Pentecostés es más actual que nunca. Hay que cambiar la religión y también la sociedad, porque otras son posibles. Creer es comprometerse con el proyecto del Reino de Jesús, porque los pobres siguen teniendo hambre, la injusticia es más flagrante que nunca y la prepotencia de los poderosos es patente. "El combate por la justicia" y "la liberación de toda situación opresiva" es parte de la misión de la Iglesia, recuerda Pablo VI (Evangelii Nuntiandi 6). No sólo hay que indignarse y motivarse, sino que hay que comprometerse y convertirse en agentes de cambio. "Por su frutos los conoceréis" y esto se dirige a los peregrinos del Rocío, a los cristianos andaluces, a la jerarquía eclesiástica y a todos los ciudadanos de buena voluntad. No podemos ser cristianos sin comprometernos por el cambio social, no se puede seguir a Jesús sin sentir el dolor de tantas familias sin ingresos, de parados sin trabajo, y de recortes sanitarios, educativos y sociales que más cargan a los que tienen menos.

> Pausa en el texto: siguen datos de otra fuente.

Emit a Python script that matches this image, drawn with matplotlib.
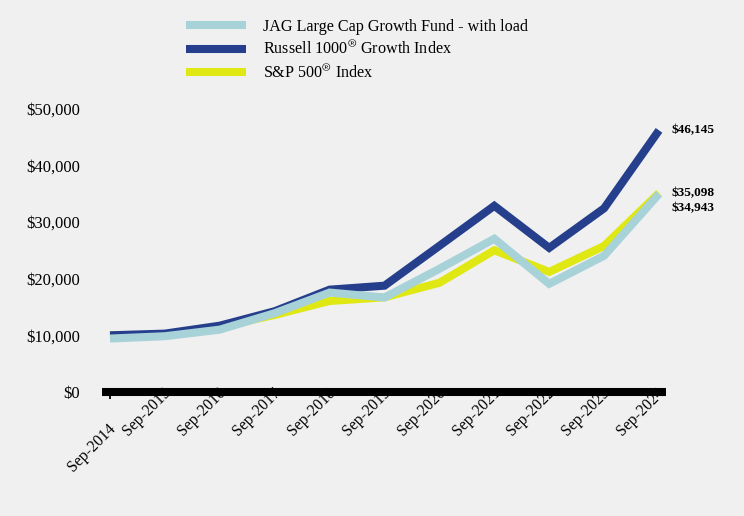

Comprometerse con esto, de palabra y de hecho, forma parte de la identidad cristiana, dinamizada por el Espíritu, que es más importante que nuestras filiaciones políticas. Cuando esto falta, se traiciona Pentecostés a costa del testimonio de María, que recuerda el Dios de los pobres a los poderosos, y no quiere ser la diosa de una religiosidad emotiva y entusiasta, pero inoperante y descomprometida.